DATA EXCERPT ▸
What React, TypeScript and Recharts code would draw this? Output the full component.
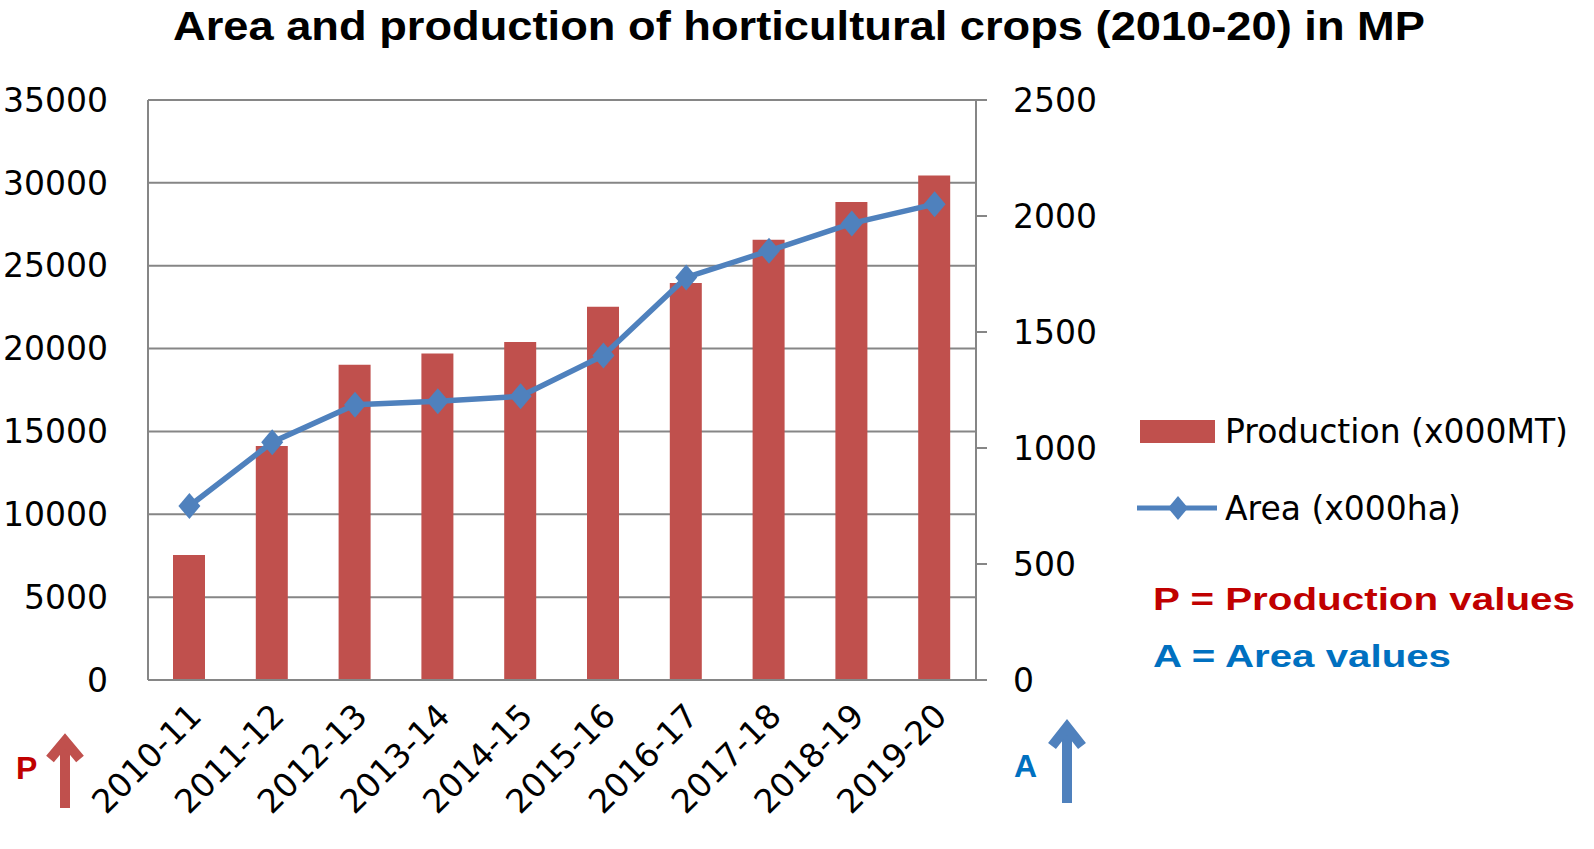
import { ComposedChart, Bar, Line, XAxis, YAxis, CartesianGrid, Legend } from "recharts";

const years = ["2010-11", "2011-12", "2012-13", "2013-14", "2014-15", "2015-16", "2016-17", "2017-18", "2018-19", "2019-20"];
const production = [7550, 14120, 19020, 19710, 20400, 22530, 23950, 26570, 28840, 30450];
const area = [750, 1025, 1186, 1201, 1223, 1399, 1735, 1850, 1968, 2051];
const prodTicks = [0, 5000, 10000, 15000, 20000, 25000, 30000, 35000];
const areaTicks = [0, 500, 1000, 1500, 2000, 2500];

const data = years.map((year, i) => ({ year, production: production[i], area: area[i] }));

const RED = "#C0504D";
const BLUE = "#4F81BD";
const GRID = "#868686";
const FONT = "DejaVu Sans";

function Diamond(props: any) {
  const { cx, cy } = props;
  if (cx == null || cy == null) return null;
  return <polygon points={`${cx},${cy - 13} ${cx + 11},${cy} ${cx},${cy + 13} ${cx - 11},${cy}`} fill={BLUE} />;
}

function YearTick(props: any) {
  const { x, y, payload } = props;
  return (
    <text
      transform={`translate(${x + 14},${y + 38}) rotate(-45)`}
      textAnchor="end"
      fontFamily={FONT}
      fontSize={33}
      fill="#000"
    >
      {payload.value}
    </text>
  );
}

function LegendBox(props: any) {
  const items = [...(props.payload || [])].sort((a: any, b: any) => (a.type === "rect" ? -1 : 1) - (b.type === "rect" ? -1 : 1));
  return (
    <div style={{ fontFamily: FONT, fontSize: 33, color: "#000" }}>
      {items.map((it: any) => (
        <div key={it.value} style={{ display: "flex", alignItems: "center", height: 46, marginBottom: 31 }}>
          <svg width={88} height={30} style={{ display: "block" }}>
            {it.type === "rect" ? (
              <rect x={3} y={4} width={75} height={23} fill={RED} />
            ) : (
              <g>
                <line x1={0} y1={15} x2={80} y2={15} stroke={BLUE} strokeWidth={5} />
                <polygon points="41,3 51,15 41,27 31,15" fill={BLUE} />
              </g>
            )}
          </svg>
          <span style={{ whiteSpace: "nowrap" }}>{it.value}</span>
        </div>
      ))}
    </div>
  );
}

export default function App() {
  return (
    <div style={{ position: "absolute", left: 0, top: 0, width: 1594, height: 849, background: "#fff" }}>
      <ComposedChart width={1594} height={849} data={data} margin={{ top: 100, right: 498, bottom: 9, left: 8 }}>
        <CartesianGrid yAxisId="p" vertical={false} stroke={GRID} strokeWidth={2} />
        <XAxis
          dataKey="year"
          interval={0}
          height={160}
          tickSize={0}
          tickMargin={0}
          tick={<YearTick />}
          axisLine={{ stroke: GRID, strokeWidth: 2 }}
          tickLine={false}
        />
        <YAxis
          yAxisId="p"
          width={140}
          domain={[0, 35000]}
          ticks={prodTicks}
          interval={0}
          tickLine={false}
          tickSize={6}
          tickMargin={34}
          axisLine={{ stroke: GRID, strokeWidth: 2 }}
          tick={{ fontFamily: FONT, fontSize: 33, fill: "#000" }}
        />
        <YAxis
          yAxisId="a"
          orientation="right"
          width={120}
          domain={[0, 2500]}
          ticks={areaTicks}
          interval={0}
          tickSize={11}
          tickMargin={26}
          tickLine={{ stroke: GRID, strokeWidth: 2 }}
          axisLine={{ stroke: GRID, strokeWidth: 2 }}
          tick={{ fontFamily: FONT, fontSize: 33, fill: "#000", textAnchor: "start" }}
        />
        <Legend
          layout="vertical"
          align="center"
          verticalAlign="middle"
          content={<LegendBox />}
          wrapperStyle={{ position: "absolute", left: 1137, top: 408, width: 460 }}
        />
        <Bar yAxisId="p" dataKey="production" name="Production (x000MT)" fill={RED} barSize={32} isAnimationActive={false} legendType="rect" />
        <Line
          yAxisId="a"
          dataKey="area"
          name="Area (x000ha)"
          stroke={BLUE}
          strokeWidth={5.5}
          dot={<Diamond />}
          activeDot={false}
          legendType="line"
          isAnimationActive={false}
        />
      </ComposedChart>
      <svg width={1594} height={849} style={{ position: "absolute", left: 0, top: 0, pointerEvents: "none" }}>
        <text x={173} y={40} fontFamily="Liberation Sans" fontWeight="bold" fontSize={40} textLength={1252} lengthAdjust="spacingAndGlyphs" fill="#000">
          Area and production of horticultural crops (2010-20) in MP
        </text>
        <text x={1153} y={610} fontFamily="Liberation Sans" fontWeight="bold" fontSize={32} textLength={422} lengthAdjust="spacingAndGlyphs" fill="#C00000">
          P = Production values
        </text>
        <text x={1153} y={667} fontFamily="Liberation Sans" fontWeight="bold" fontSize={32} textLength={298} lengthAdjust="spacingAndGlyphs" fill="#0070C0">
          A = Area values
        </text>
        <text x={16} y={779} fontFamily="Liberation Sans" fontWeight="bold" fontSize={32} fill="#C00000">P</text>
        <text x={1014} y={777} fontFamily="Liberation Sans" fontWeight="bold" fontSize={32} fill="#0070C0">A</text>
        <g stroke={RED} strokeWidth={10} fill="none" strokeLinejoin="miter">
          <line x1={65} y1={808} x2={65} y2={742} />
          <polyline points="50,759 65,741 80,759" />
        </g>
        <g stroke={BLUE} strokeWidth={10} fill="none" strokeLinejoin="miter">
          <line x1={1067} y1={803} x2={1067} y2={728} />
          <polyline points="1052,746 1067,727 1082,746" />
        </g>
      </svg>
    </div>
  );
}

STATED PROBLEM ▸ Take the listing above and restate it word for word, without its pictures.

REPLY ▸
What React, TypeScript and Recharts code would draw this? Output the full component.
import { ComposedChart, Bar, Line, XAxis, YAxis, CartesianGrid, Legend } from "recharts";

const years = ["2010-11", "2011-12", "2012-13", "2013-14", "2014-15", "2015-16", "2016-17", "2017-18", "2018-19", "2019-20"];
const production = [7550, 14120, 19020, 19710, 20400, 22530, 23950, 26570, 28840, 30450];
const area = [750, 1025, 1186, 1201, 1223, 1399, 1735, 1850, 1968, 2051];
const prodTicks = [0, 5000, 10000, 15000, 20000, 25000, 30000, 35000];
const areaTicks = [0, 500, 1000, 1500, 2000, 2500];

const data = years.map((year, i) => ({ year, production: production[i], area: area[i] }));

const RED = "#C0504D";
const BLUE = "#4F81BD";
const GRID = "#868686";
const FONT = "DejaVu Sans";

function Diamond(props: any) {
  const { cx, cy } = props;
  if (cx == null || cy == null) return null;
  return <polygon points={`${cx},${cy - 13} ${cx + 11},${cy} ${cx},${cy + 13} ${cx - 11},${cy}`} fill={BLUE} />;
}

function YearTick(props: any) {
  const { x, y, payload } = props;
  return (
    <text
      transform={`translate(${x + 14},${y + 38}) rotate(-45)`}
      textAnchor="end"
      fontFamily={FONT}
      fontSize={33}
      fill="#000"
    >
      {payload.value}
    </text>
  );
}

function LegendBox(props: any) {
  const items = [...(props.payload || [])].sort((a: any, b: any) => (a.type === "rect" ? -1 : 1) - (b.type === "rect" ? -1 : 1));
  return (
    <div style={{ fontFamily: FONT, fontSize: 33, color: "#000" }}>
      {items.map((it: any) => (
        <div key={it.value} style={{ display: "flex", alignItems: "center", height: 46, marginBottom: 31 }}>
          <svg width={88} height={30} style={{ display: "block" }}>
            {it.type === "rect" ? (
              <rect x={3} y={4} width={75} height={23} fill={RED} />
            ) : (
              <g>
                <line x1={0} y1={15} x2={80} y2={15} stroke={BLUE} strokeWidth={5} />
                <polygon points="41,3 51,15 41,27 31,15" fill={BLUE} />
              </g>
            )}
          </svg>
          <span style={{ whiteSpace: "nowrap" }}>{it.value}</span>
        </div>
      ))}
    </div>
  );
}

export default function App() {
  return (
    <div style={{ position: "absolute", left: 0, top: 0, width: 1594, height: 849, background: "#fff" }}>
      <ComposedChart width={1594} height={849} data={data} margin={{ top: 100, right: 498, bottom: 9, left: 8 }}>
        <CartesianGrid yAxisId="p" vertical={false} stroke={GRID} strokeWidth={2} />
        <XAxis
          dataKey="year"
          interval={0}
          height={160}
          tickSize={0}
          tickMargin={0}
          tick={<YearTick />}
          axisLine={{ stroke: GRID, strokeWidth: 2 }}
          tickLine={false}
        />
        <YAxis
          yAxisId="p"
          width={140}
          domain={[0, 35000]}
          ticks={prodTicks}
          interval={0}
          tickLine={false}
          tickSize={6}
          tickMargin={34}
          axisLine={{ stroke: GRID, strokeWidth: 2 }}
          tick={{ fontFamily: FONT, fontSize: 33, fill: "#000" }}
        />
        <YAxis
          yAxisId="a"
          orientation="right"
          width={120}
          domain={[0, 2500]}
          ticks={areaTicks}
          interval={0}
          tickSize={11}
          tickMargin={26}
          tickLine={{ stroke: GRID, strokeWidth: 2 }}
          axisLine={{ stroke: GRID, strokeWidth: 2 }}
          tick={{ fontFamily: FONT, fontSize: 33, fill: "#000", textAnchor: "start" }}
        />
        <Legend
          layout="vertical"
          align="center"
          verticalAlign="middle"
          content={<LegendBox />}
          wrapperStyle={{ position: "absolute", left: 1137, top: 408, width: 460 }}
        />
        <Bar yAxisId="p" dataKey="production" name="Production (x000MT)" fill={RED} barSize={32} isAnimationActive={false} legendType="rect" />
        <Line
          yAxisId="a"
          dataKey="area"
          name="Area (x000ha)"
          stroke={BLUE}
          strokeWidth={5.5}
          dot={<Diamond />}
          activeDot={false}
          legendType="line"
          isAnimationActive={false}
        />
      </ComposedChart>
      <svg width={1594} height={849} style={{ position: "absolute", left: 0, top: 0, pointerEvents: "none" }}>
        <text x={173} y={40} fontFamily="Liberation Sans" fontWeight="bold" fontSize={40} textLength={1252} lengthAdjust="spacingAndGlyphs" fill="#000">
          Area and production of horticultural crops (2010-20) in MP
        </text>
        <text x={1153} y={610} fontFamily="Liberation Sans" fontWeight="bold" fontSize={32} textLength={422} lengthAdjust="spacingAndGlyphs" fill="#C00000">
          P = Production values
        </text>
        <text x={1153} y={667} fontFamily="Liberation Sans" fontWeight="bold" fontSize={32} textLength={298} lengthAdjust="spacingAndGlyphs" fill="#0070C0">
          A = Area values
        </text>
        <text x={16} y={779} fontFamily="Liberation Sans" fontWeight="bold" fontSize={32} fill="#C00000">P</text>
        <text x={1014} y={777} fontFamily="Liberation Sans" fontWeight="bold" fontSize={32} fill="#0070C0">A</text>
        <g stroke={RED} strokeWidth={10} fill="none" strokeLinejoin="miter">
          <line x1={65} y1={808} x2={65} y2={742} />
          <polyline points="50,759 65,741 80,759" />
        </g>
        <g stroke={BLUE} strokeWidth={10} fill="none" strokeLinejoin="miter">
          <line x1={1067} y1={803} x2={1067} y2={728} />
          <polyline points="1052,746 1067,727 1082,746" />
        </g>
      </svg>
    </div>
  );
}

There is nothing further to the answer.